The title is a bit of a mouthful which can disguise that this article by David Woods and Lawrence Shattuck is a great reminder of some things to consider when setting policy for SRE or ops teams. They give the examples of distributed supervisory control being air traffic or military command and control, but the lessons could as easily have been written for Directors or Engineering Managers trying to setup SRE or guide ops teams.
“Distributed supervisory control systems are hierarchical and cooperative. They include remote supervisors who work through intelligent local actors to control some process.”
This means that if you are someone who provides supervision, or you design larger systems, or even if write procedures, then you’re someone who can be thought of as a “remote supervisor”. That person, likely has a different viewpoint than those on the front lines. Likely they have a broader set of concerns or at least can see more of the organization’s concerns.
At the same time, those on the ground have more access to whatever the “monitored process” is, whether that’s keeping a website up, responding to an incident, etc… While they have increased access, they likely have a narrower view or at least narrower concerns.
Though those writing the plans and procedures may have a larger organizational view, the plans are still not enough (on their own at least) to deal with the potential for surprise in all situations that could arise. As a result, those on the front line, the local actors, must adapt those plans to the situation they’re facing, based on their understanding of the intent of the plan or procedure.
Previous studies of nuclear power plant operations by Woods found that:
“good operations require more than rote rule following”
That holds true for trying to create or lead SRE teams as well. There are two different types of failures that can arise when trying to follow a procured that has a lot of moving parts and depends a lot on what is actually happening at the time.
- “Type A” problems, where rules are followed by rote, even though the circumstances have changed and require adaptation.
- “Type B” problems, where adaptation is tried, but the knowledge or broader view needed to meet recovery goals isn’t available. This class of problem often includes being unaware of side effects of changes.
Though not easy, there needs to be a “cooperative balance” between the remote supervisors and the local actors. Those on the front line need to have knowledge and authority to respond to surprises in ways that help achieve higher level goals.
This was seen as well in space shuttle mission control, where there is a tension between contingency planning and the unique situations that rise in anomalies that couldn’t have been specifically planed for. When an anomaly or incident occurs, whether in space operations or in websites, the disruption tends to leave those on the front line with similar questions when examining procedures.
They ask things like:
- Is the given plan relevant to the situation they now face?
- What was the intent behind a rule or policy?
- What assumptions were made when it was set?
Looking at where mission control, showed that the teams considered implications of the anomaly for future missions and cooperated across teams.
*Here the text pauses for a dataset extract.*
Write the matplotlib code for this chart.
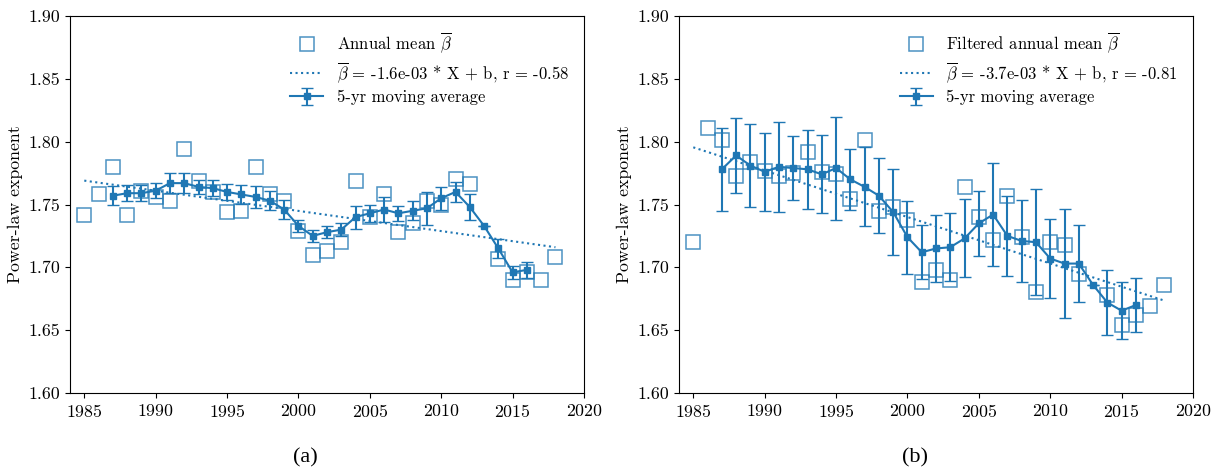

They would revise plans and develop new contingencies, where the original plans and procedures were used as resource.
Ultimately there is a tradeoff that must be made between remote supervision and local action. The authors call skill at making this tradeoff the “resilience function” of a distributed system.
They conclude that:
“Supervisors and the larger organizational context must determine the latitude or flexibility they will give actors to adapt plans and procedures to local situations given the potential for surprise in that field of activity”
If centralized control is chosen that limits the ability of those on the front line to adapt, then Type A problems are more likely to occur. On the other hand, if the frontline has no guidance at all and complete autonomy, then other goals and constraints will be invisible and coordination make break down across teams and Type B problems will be more likely.
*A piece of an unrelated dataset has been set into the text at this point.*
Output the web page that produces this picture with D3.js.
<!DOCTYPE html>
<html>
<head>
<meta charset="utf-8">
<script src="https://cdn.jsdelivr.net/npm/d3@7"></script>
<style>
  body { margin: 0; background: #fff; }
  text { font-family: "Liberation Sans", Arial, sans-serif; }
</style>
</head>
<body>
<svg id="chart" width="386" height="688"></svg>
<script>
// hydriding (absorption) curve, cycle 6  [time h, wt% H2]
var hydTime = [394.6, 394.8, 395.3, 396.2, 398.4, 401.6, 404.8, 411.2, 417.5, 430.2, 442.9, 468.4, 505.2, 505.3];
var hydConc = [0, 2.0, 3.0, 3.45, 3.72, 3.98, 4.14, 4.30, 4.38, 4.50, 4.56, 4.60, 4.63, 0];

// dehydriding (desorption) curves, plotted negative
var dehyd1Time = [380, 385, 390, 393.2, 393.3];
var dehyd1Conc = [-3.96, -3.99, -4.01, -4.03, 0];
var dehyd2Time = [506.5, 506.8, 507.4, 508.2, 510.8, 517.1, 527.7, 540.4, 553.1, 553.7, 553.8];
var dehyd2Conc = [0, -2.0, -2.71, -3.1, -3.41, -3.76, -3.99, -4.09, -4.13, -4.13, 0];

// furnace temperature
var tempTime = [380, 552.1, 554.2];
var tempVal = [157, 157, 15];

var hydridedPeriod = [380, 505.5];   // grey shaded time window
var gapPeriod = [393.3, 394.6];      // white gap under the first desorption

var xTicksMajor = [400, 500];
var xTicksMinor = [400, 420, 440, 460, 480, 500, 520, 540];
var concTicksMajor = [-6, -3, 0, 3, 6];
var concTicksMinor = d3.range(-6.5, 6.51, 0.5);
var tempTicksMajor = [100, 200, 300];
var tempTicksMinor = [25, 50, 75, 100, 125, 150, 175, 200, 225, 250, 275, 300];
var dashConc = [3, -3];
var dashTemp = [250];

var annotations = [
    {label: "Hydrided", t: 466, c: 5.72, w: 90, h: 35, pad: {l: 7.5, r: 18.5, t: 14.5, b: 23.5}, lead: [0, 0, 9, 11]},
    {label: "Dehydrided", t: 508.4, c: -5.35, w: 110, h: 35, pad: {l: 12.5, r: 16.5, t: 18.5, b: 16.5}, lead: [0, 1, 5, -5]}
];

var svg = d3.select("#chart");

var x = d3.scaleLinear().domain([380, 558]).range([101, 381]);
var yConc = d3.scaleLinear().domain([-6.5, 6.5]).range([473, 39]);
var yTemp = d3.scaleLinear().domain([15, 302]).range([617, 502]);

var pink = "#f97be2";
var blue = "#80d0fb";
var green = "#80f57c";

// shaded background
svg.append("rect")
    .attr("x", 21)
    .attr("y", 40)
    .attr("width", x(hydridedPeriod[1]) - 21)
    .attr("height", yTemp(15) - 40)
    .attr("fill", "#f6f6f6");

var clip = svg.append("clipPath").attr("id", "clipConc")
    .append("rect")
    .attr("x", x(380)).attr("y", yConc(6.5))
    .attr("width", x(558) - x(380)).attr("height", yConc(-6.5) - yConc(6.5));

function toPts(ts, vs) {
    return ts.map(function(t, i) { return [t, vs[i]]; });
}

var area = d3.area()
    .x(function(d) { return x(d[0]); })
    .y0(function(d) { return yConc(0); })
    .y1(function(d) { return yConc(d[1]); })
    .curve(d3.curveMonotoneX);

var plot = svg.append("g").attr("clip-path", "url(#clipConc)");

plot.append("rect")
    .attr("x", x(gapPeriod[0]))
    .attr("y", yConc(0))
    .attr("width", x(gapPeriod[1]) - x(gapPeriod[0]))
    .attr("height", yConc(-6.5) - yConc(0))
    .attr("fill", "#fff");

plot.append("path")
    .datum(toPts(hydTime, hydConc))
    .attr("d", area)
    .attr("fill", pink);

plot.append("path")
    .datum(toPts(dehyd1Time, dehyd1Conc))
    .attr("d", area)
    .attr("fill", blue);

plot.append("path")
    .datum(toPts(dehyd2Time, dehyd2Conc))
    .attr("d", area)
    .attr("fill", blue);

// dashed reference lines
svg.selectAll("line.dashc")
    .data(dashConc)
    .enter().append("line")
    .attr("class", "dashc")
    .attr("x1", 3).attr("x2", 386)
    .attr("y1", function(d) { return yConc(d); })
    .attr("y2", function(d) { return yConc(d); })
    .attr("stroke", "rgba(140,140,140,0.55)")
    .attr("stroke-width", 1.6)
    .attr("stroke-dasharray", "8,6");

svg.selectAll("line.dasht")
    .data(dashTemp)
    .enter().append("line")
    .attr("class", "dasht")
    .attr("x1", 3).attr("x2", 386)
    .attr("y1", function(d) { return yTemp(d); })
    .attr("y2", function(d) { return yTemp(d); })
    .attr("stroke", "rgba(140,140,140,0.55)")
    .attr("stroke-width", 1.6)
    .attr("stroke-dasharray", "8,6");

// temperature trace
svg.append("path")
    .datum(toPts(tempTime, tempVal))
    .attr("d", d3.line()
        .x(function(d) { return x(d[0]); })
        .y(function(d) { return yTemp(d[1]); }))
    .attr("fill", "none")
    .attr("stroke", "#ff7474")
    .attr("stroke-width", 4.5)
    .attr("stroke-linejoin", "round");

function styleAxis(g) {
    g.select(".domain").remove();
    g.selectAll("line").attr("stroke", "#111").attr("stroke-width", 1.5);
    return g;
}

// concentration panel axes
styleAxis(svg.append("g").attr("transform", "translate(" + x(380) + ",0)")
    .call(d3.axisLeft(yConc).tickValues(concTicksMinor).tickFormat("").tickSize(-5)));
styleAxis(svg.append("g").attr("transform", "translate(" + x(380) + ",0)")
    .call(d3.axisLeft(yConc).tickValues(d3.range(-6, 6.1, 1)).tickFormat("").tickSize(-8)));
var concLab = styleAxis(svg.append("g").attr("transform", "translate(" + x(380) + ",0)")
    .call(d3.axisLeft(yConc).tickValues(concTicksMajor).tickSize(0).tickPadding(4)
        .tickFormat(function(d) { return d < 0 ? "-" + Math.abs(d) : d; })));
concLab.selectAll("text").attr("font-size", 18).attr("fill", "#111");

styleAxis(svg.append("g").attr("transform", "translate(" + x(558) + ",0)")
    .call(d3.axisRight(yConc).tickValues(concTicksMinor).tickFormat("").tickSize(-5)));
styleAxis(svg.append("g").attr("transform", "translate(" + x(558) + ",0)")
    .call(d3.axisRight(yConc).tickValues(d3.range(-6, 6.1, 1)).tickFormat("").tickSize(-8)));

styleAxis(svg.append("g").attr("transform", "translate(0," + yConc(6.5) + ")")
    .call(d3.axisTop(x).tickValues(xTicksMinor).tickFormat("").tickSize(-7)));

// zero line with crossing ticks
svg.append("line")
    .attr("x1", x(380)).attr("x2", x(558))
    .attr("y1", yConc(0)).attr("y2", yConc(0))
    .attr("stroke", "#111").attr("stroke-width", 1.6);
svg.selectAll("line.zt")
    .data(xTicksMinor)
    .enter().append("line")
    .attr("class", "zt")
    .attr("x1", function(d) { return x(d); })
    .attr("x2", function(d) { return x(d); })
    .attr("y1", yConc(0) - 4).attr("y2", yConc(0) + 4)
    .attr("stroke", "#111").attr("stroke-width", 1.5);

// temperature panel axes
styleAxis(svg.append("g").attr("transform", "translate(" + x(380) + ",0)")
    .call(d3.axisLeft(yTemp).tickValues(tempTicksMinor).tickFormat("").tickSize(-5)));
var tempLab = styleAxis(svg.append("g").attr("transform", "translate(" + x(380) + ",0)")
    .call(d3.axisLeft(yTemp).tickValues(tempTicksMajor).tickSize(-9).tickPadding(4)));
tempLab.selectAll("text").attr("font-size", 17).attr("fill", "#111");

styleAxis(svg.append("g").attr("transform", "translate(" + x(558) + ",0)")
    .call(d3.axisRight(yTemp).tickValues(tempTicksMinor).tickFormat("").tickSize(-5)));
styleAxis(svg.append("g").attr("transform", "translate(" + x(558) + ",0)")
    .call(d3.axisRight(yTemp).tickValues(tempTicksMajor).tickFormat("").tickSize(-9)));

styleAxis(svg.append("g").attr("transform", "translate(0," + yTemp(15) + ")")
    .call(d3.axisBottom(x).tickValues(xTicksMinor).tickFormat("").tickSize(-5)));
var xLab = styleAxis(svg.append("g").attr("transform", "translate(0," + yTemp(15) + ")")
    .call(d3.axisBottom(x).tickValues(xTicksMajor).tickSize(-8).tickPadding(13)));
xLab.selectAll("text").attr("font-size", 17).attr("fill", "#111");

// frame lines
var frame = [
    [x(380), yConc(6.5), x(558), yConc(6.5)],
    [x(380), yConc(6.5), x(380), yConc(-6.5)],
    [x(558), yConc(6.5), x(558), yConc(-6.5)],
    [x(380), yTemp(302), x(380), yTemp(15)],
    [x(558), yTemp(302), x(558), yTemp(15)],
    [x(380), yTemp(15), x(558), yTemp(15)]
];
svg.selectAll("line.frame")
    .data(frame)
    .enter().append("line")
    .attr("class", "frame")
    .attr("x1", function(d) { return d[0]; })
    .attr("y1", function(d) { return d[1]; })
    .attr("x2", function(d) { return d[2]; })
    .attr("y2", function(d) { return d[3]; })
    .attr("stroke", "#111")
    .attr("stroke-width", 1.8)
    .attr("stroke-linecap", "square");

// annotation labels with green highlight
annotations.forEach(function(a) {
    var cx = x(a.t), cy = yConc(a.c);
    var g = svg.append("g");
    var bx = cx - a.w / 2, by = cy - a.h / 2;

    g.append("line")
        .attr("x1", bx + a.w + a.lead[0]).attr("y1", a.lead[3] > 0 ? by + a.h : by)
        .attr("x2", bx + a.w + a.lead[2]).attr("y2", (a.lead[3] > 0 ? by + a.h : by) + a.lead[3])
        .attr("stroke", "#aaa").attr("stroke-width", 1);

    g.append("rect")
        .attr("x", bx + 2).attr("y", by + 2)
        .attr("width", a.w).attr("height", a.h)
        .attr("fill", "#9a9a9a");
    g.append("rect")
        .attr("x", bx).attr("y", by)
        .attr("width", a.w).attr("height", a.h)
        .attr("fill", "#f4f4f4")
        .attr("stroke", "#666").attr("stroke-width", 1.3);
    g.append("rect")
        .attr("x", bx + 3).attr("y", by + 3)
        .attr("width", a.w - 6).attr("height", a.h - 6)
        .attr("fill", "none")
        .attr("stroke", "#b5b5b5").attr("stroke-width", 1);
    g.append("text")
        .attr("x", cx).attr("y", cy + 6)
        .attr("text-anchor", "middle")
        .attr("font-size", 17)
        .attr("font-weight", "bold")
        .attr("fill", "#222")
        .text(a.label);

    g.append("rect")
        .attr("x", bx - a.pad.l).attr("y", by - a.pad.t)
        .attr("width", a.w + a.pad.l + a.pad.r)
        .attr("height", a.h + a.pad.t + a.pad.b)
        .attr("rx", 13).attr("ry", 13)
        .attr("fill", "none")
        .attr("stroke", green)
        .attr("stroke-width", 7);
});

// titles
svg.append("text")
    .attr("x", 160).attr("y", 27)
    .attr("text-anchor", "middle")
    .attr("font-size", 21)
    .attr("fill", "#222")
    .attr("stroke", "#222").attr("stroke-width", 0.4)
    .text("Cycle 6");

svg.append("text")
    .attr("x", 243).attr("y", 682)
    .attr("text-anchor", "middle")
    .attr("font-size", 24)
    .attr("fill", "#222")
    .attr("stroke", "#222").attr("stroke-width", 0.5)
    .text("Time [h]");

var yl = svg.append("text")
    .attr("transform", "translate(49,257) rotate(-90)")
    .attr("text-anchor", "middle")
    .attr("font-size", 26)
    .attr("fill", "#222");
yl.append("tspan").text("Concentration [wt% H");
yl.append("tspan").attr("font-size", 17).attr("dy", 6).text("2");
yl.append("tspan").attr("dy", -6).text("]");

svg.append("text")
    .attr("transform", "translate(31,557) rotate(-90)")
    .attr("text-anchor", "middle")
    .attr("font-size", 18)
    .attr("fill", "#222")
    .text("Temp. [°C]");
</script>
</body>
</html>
“The standard reaction to accidents like this is for stakeholders biased by hindsight to miss completely the underlying tradeoff and resilience function.”
I’m sure we’ve all seen this. As a leader it can be tempting to follow organizational pressure and resort to policies and postures where more rule following is seen as the answer. But what really happens is that the trade off is simply weighted away from adaptation towards rule following, increasing risk of Type A instead of B failures.
“It is critical to see that this organizational response does not enhance skill at handling the inherent tradeoff—resilience”
Not only does it not enhance skill, but it can create a double bind for those responder on the front line. If they aren’t able to adapt to handle surprise they get blamed, but if they do try to adapt and it doesn’t work, they get blamed.
Instead, organizations can seek to understand and explore that trade off. They can find mechanisms to reveal larger goals and constraints so that they can be considered when adapting.
High reliability organizational research tells use that organizations can also anticipate and plan for possible failure holding “the continuing expectation of future surprise” instead of taking past success as an indicator of future success.
- The amount of potential surprise in a given type of work cause the plans and procedures for it to be underspecified.
- Organizational reaction to this reality can create issues for those at the frontline.
- Anyone who writes procedures or designs systems for others can be see as a “remote supervisor” in this framework.
- Remote supervisors tend to have a broader view of the organization and it’s goals.
- In contrast, those on the ground have direct access to what is actually happening, but a narrower view.
- Two types of problems can arise with this setup
- Type A problems, where rules are followed where adaptation is needed.
- Type B problems where a adaptations are tried, but knowledge of side effects or other information is unavailable, so larger goals cannot be addressed.
- There is an inherent trade off between remote supervision and local action as it pertains to adaptation. Skill at making that trade off is the “resilience function” of a distributed system.